Industry and Tribes at Odds on Tribal Priority Window
The FCC took comment on boosting Tribal access to spectrum ahead of an upcoming auction.
Jake Neenan

WASHINGTON, April 2, 2025 – The wireless industry and Tribal governments are at odds over whether Tribes should be given a chance to apply for free spectrum licenses in an upcoming Federal Communications Commission auction.
The agency is set to sell off 200 licenses in the AWS-3 band sometime before June 2026, a move authorized by Congress to help pay for a reimbursement program for smaller providers swapping gear from blacklisted Chinese providers out of their networks.
In February the FCC asked for input on whether to include a Tribal priority window, in which tribes and Tribal ISPs could apply for the rights to deploy airwaves.
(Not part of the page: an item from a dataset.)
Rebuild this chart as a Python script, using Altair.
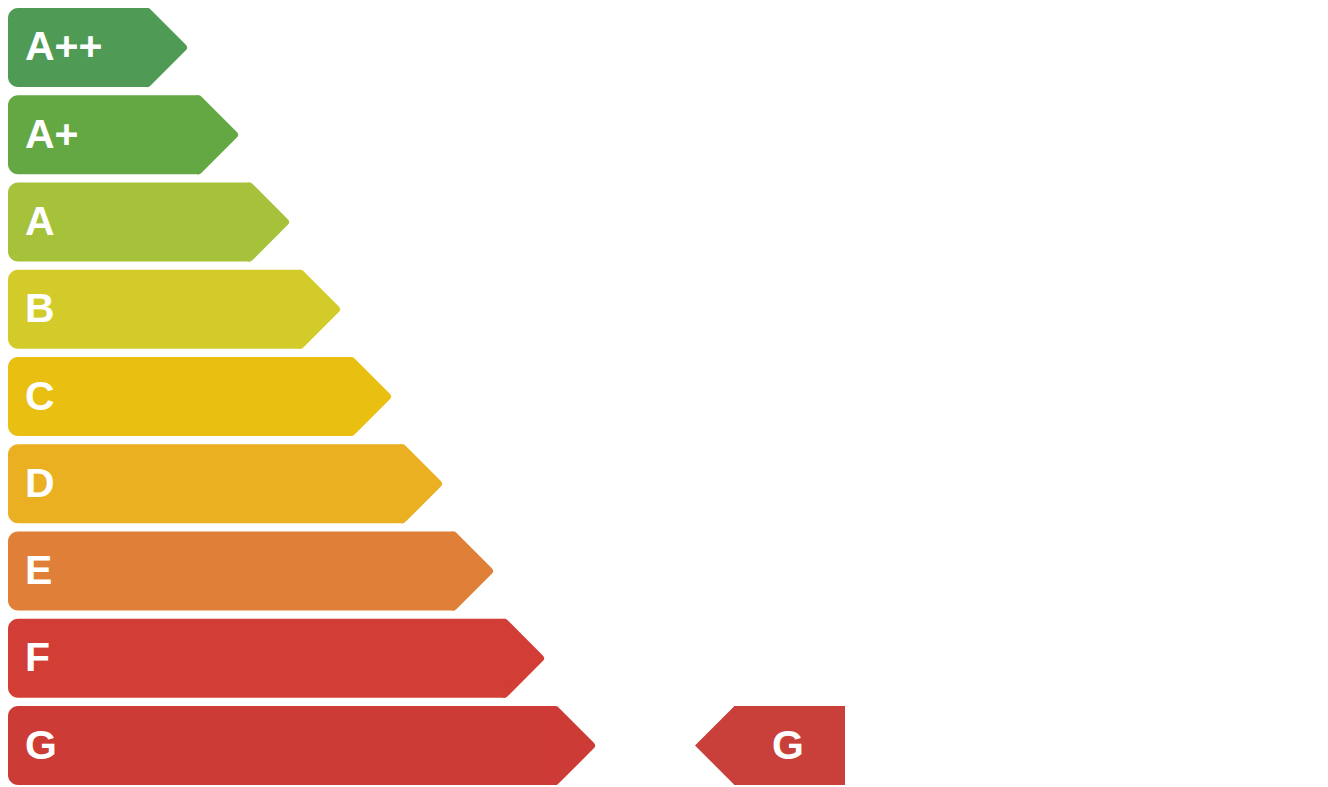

Tribal lands are usually less economical to serve than denser areas and tend to lag behind the rest of the country in connectivity.
“A Tribal window would slow down the auction of this valuable spectrum, which has already been sitting in the Commission’s inventory unused for far too long,” CTIA, the major 5G trade group, wrote in a Monday filing with the agency.
A Tribal priority window “will raise less money” and “could ultimately drive down interest in the auction by injecting uncertainty around the license inventory and spectrum rights being offered,” CTIA added.
The National Congress of American Indians, which represents Tribal governments across the country, along with other Tribal organizations and consumer groups, called for the agency to adopt a Tribal priority window for the auction.
“Indeed, given that carriers have historically displayed little or no interest in serving Tribal lands, the removal of Tribal lands from the area of service may even improve the value of the remainder of the licenses,” the groups wrote.
They pointed to the six-month Tribal window in the 2.5 GHz auction in 2020, which they said was successful in connecting historically unserved Tribal lands. More than 360 Tribal governments secured the rights to use airwaves in the band, according to FCC data. The window was administered under former FCC Chairman Ajit Pai, who now serves as CEO of CTIA.
The groups cited an Institute for Local Self-Reliance analysis that found at least 176 Tribal areas would overlap with soon-to-be auctioned AWS-3 license areas.
The Navajo Nation said in a separate filing that it had entered into leases with two carriers to deploy its 2.5 GHz spectrum, and estimated the network now covers nearly 80 percent of its population. The tribe said that while AWS-3 offered more modest bandwidth than 2.5 GHz, the extra spectrum would still expand the areas within its borders where remote work, school, and healthcare would be possible.
The 2.5 GHz spectrum “is quickly becoming a vital asset in the Navajo Nation’s goal of closing the digital divide,” the tribe wrote. “The AWS-3 spectrum shows similar promise for wireless broadband services on the Navajo Nation.”
Tribes and the carriers also disagreed on whether a Tribal window was legal, with CTIA arguing the law allowing the AWS-3 auction and even the Communications Act don’t give the agency discretion to allow Tribes first dibs ahead of an auction. The Tribal and consumer groups argued the move was within bounds of the FCC’s authority to administer auctions as it sees fit.